Re-interpretasi (studi ulang) tentang karya-karya lama maupun baru merupakan langkah rill yang membuat karya-karya musik itu selalu mengalami penyegaran, dalam arti, terjadi re-aktualisasi sepanjang sejarahnya—dalam hal ini adalah musik tradisional. Prof Suka Harjana dalam bukunya yang berjudul Corat-Coret Musik Kontemporer Dulu & Kini, mengatakan bahwa “Bermain musik adalah bermain sejarah". Dalam pengertian ini dapat dipahami bahwa, seseorang saat mendengarkan musik kuno, ia seolah melakukan suatu ziarah waktu ke masa lampau dalam konteks masa kini.
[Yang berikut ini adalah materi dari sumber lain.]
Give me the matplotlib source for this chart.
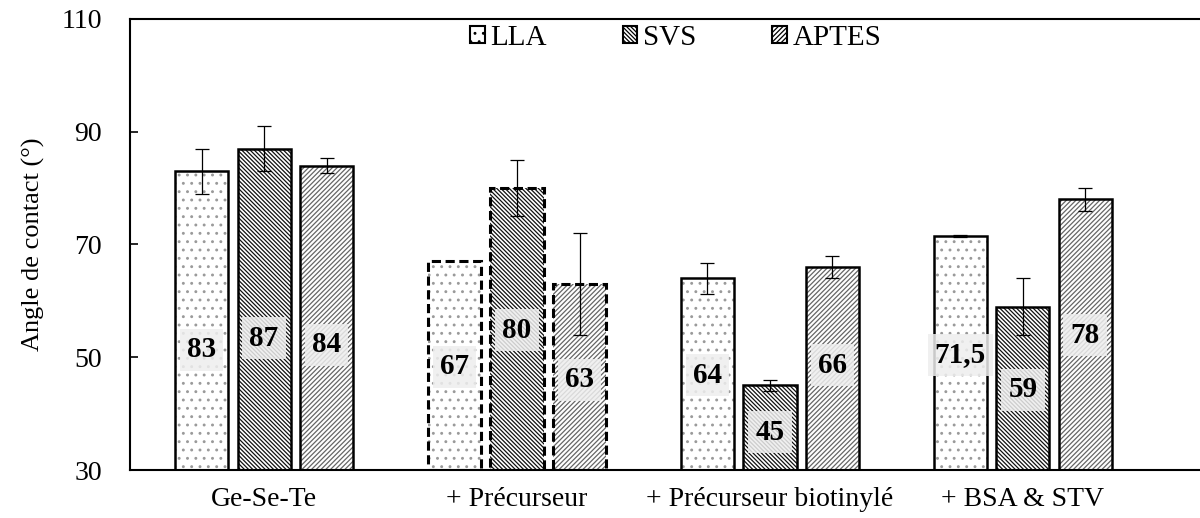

Seba dalam mendengarkan atau memainkan musik sejarah (musik kuno) itu, seseorang seolah seperti melakukan sebuah perjalanan sejarah ke masa lalu dimana kesenian itu pernah hidup bersama masyarakat pendukungnya terdahulu.

Mengutip laman kompas.com yang bertajuk "Pentas Ragam Alat Musik Tradisi Sumatera", dalam perhelatan Pameran & Pergelaran Seni Se-Sumatera (PPSS) XIII yang diselenggarakan oleh Taman Budaya Lampung tahun 2010, Kepala Taman Budaya Lampung, Helmy Azharie mengatakan; “pementasan berbagai alat musik tradisional khas Sumatera itu bertujuan untuk mengingatkan semua pihak tentang keragaman & kekayaan budaya bangsa Indonesia, khususnya Sumatera”. Diberitakan bahwa; “Pertunjukan musik tradisional Sumatera itu mendapat apresiasi bagus dari penonton. Sebagian besar penonton memujii pementasan itu yang menurut mereka telah mengajak untuk mengeksplorasi kebudayaan asli Sumatera”. Dapat disimpulkan bahwa, pemain & penonton partunjukan ini, diajak melakukan perjalanan sejarah (bertamasya) ke masa lalu dengan medium bunyi-bunyian. Dengan kata lain secara psikologis, musik membuktikan keberhasilannya mengolah fantasi manusia masa kini ke masa lalu. Dalam arti yang lebih spesifik, salah satu bukti kekuatan musikal (bunyi) yang mampu mengolah fantasi makhluk manusia itu dengan media bunyinya.

Dalam hal penciptaan, menurut fitrahnya, manusia diciptakan oleh Sang Maha Pencipta berdasarkan citranya. Dengan demikian, manusia juga dikatakan sebagai sang pencipta kecil yang terlempar & hilang dari induknya (Tuhan Sang Maha Pencipta). Manusia adalah makhluk missing link yang mempunyai kerinduan abadi untuk kembali kepada-Nya; dalam aliran kepercayaan Jawa lazim dikenal dengan manunggaling kawula Gusti, yaitu bersatunya kembali hamba (kawula) dengan tuannya (Gusti/Tuhan). Maka dalam kerinduannya, manusia mencoba dengan segala akal budinya untuk kembali menemukan jati dirinya—suatu ilusi untuk bertemu dengan Tuan-nya (Tuhan)—Itulah hakikat penciptaan (die Schoepfung, the corection).
Pada awalnya, musik adalah ungkapan rasa batin & pikiran, gejolak dunia yang dekat dengan alam semesta & kepercayaan kepada Sang Maha Pencipta. Sebab tidak dapat dipungkiri, seni merupakan refleksi diri sang pencipta kecil (makhluk manusia) terhadap lingkungan sekitarnya. Maka dapat disimpulkan bahwa, seni adalah tiruan alam sekelilingnya yang di olah sedemikian rupa oleh manusia. Dalam Hal ini Re-Interpretasi yang dimaksud tidak lain semacam peremajaan kesenian itu sendiri—menginterpretasi ulang baik karya-karya maupun instrumen-instrumen (kuno) musik itu—agar tetap selalu segar dimasyarakat pendukungnya. Musik itu sendiri tidak lain hanyalah rekayasa bunyi. Bunyi itu dibuat & direkayasa tidak saja menyerupai citra alam semesta, tetapi lebih dari itu, bunyi ‘dicipta’ oleh komponis (sang penciptanya) menurut citra, angan-angan & kodratnya sebagai manusia. Maka apa & bagaimana suatu karya musik—komposisi, ciptaan atau apapun namanya—pada dasarnya ia tidak akan jauh dari citra komponis (penciptanya). Semoga musik-musik sejarah (kuno) ini dapat bersaing & tetap menunjukan eksistensinya dengan musik-musik populer maupun instrumen-instrumen modern dizaman yang serba cepat & canggih (instan) ini.